While student-led shootings are less prevalent, they still remain a concern.
“Fortunately, one of the things that we still have a lot of cooperation with our students is to make administration aware. If they see something they think is suspicious, particularly as far as a weapon is concerned, they alert administration and they do the appropriate things to get to the bottom of it and they do that very quickly,” Harper said. “That’s ... priority 1. If a student says to [faculty] somebody has a weapon, they stop what they are doing and get involved with that.”
Cartersville City Assistant Superintendent Ken Clouse echoed Harper’s statements that while schools can prepare and take precautions to better ensure safety, it is difficult, if not impossible, to completely prevent a tragedy.
“Safety is a priority with the school system, but it is always going to be a matter of perception as to how safe. No school, or any entity, can totally escape the possibility of something bad happening whether it be of a natural or man-made cause,” Clouse said. “We continually review our safety plans, our facilities, and our procedures to be prepared given any crisis situation.
“Most recently we have added a resource officer to share between the Primary and Elementary schools. Additionally, we have added technology at each of the schools to assist in contacting more readily emergency responders.”
He continued, “On the one hand schools are expected to be open to parents and the community while equally secure for students and staffs. Obviously, prevention is a top priority. If someone wants to do harm, no technology or safety issue is totally without its drawbacks. We review our procedures regularly to be able to provide expected access while at the same time providing a safe and secure environment. Each school has particular procedures regarding visitors. We ask our parents and community to be mindful while visiting our schools that while they may see certain procedures as unnecessary and time consuming, everything we do is for the safety of everyone inside our buildings.”
Although Clouse said the system has not had any problems with police response when needed, the system this year has increased its police presence with an SRO rotating at Cartersville Elementary School and Cartersville Primary School. The system also has an SRO at Cartersville High School.
“In general everyone seems very pleased with the addition of the resource officer shared between the Primary and Elementary schools.
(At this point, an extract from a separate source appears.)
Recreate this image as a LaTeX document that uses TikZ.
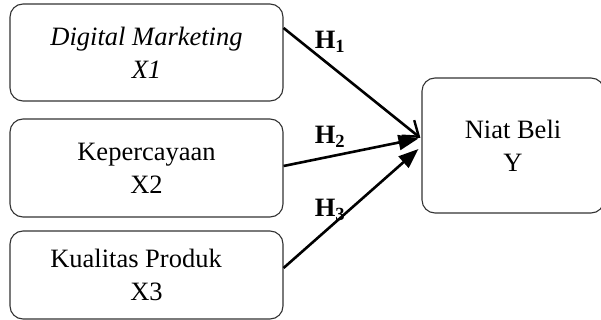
\documentclass[tikz,border=0pt]{standalone}
\usepackage{fontspec}
\setmainfont{Liberation Serif}
\usetikzlibrary{arrows.meta}
\begin{document}
\begin{tikzpicture}[x=1pt,y=-1pt,
  box/.style={draw=black!80,line width=1.1pt,rounded corners=13pt,align=center,
    font=\fontsize{26.5}{33}\selectfont,inner sep=0pt},
  hlab/.style={font=\fontsize{26.5}{30}\selectfont\bfseries},
  conn/.style={line width=2.6pt}]
\useasboundingbox (0,0) rectangle (601,320);
\node[box,minimum width=273pt,minimum height=97pt] (b1) at (146.5,52.5) {\itshape Digital Marketing\\\itshape X1};
\node[box,minimum width=273pt,minimum height=98pt] (b2) at (146.5,168) {Kepercayaan\\X2};
\node[box,minimum width=273pt,minimum height=88pt] (b3) at (146.5,275) {Kualitas Produk\hspace*{21pt}\\X3};
\node[box,minimum width=182pt,minimum height=135pt] (y) at (513,145.5) {Niat Beli\\Y};
\draw[conn,-{Straight Barb[length=14pt,width=20pt,line width=2.4pt]}] ([yshift=24.5pt]b1.east) -- ([yshift=7.5pt,xshift=-1pt]y.west);
\draw[conn,-{Triangle[length=20pt,width=15pt]}] ([yshift=2pt]b2.east) -- ([yshift=7pt,xshift=-3pt]y.west);
\draw[conn,-{Triangle[length=20pt,width=15pt]}] ([yshift=7pt]b3.east) -- ([yshift=-3.5pt,xshift=-3pt]y.west);
\node[hlab] (h1) at (330,42) {H\textsubscript{1}};
\node[hlab] (h2) at (330,137) {H\textsubscript{2}};
\node[hlab] (h3) at (330,210) {H\textsubscript{3}};
\end{tikzpicture}
\end{document}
I know that the traffic situation alone has improved greatly both in the mornings and afternoons. There is always going to be some issues, however, when you have that much traffic volume in and around those schools. We are pleased we were able to work out an agreement with the city to make this strategy work this year.”
Clouse also said he appreciates the efforts of school faculty and staff when working through new procedures and practices.
“... I am aware of certain situations that could have escalated if our school administrators and office staff had not been alert and on top of things,” Clouse said.
He said safety is an overall element in the system’s goal to educate children.
“Again, safety is a priority with us but it must be balanced with reasonableness, resources and in the scope of our purpose of educating children,” Clouse said. “We fully understand that the safety of our children is the first priority of our parents. We continually review our processes and procedures to the best of our ability.”
According to The Associated Press, before going to the school Tuesday, investigators say that suspect Brandon Michael Hill took a photo of himself with an assault rifle and packed up nearly 500 rounds of ammunition — enough to shoot more than half of the school’s students.
Police said Hill got the gun from an acquaintance, but it’s not clear if he stole it or had permission to take it.
Although no one was injured, the suspect exchanged gunfire with police who surrounded Ronald E. McNair Discovery Learning Academy in Decatur, located a few miles east of Atlanta, in DeKalb County. The school has 870 students in pre-kindergarten through fifth grade.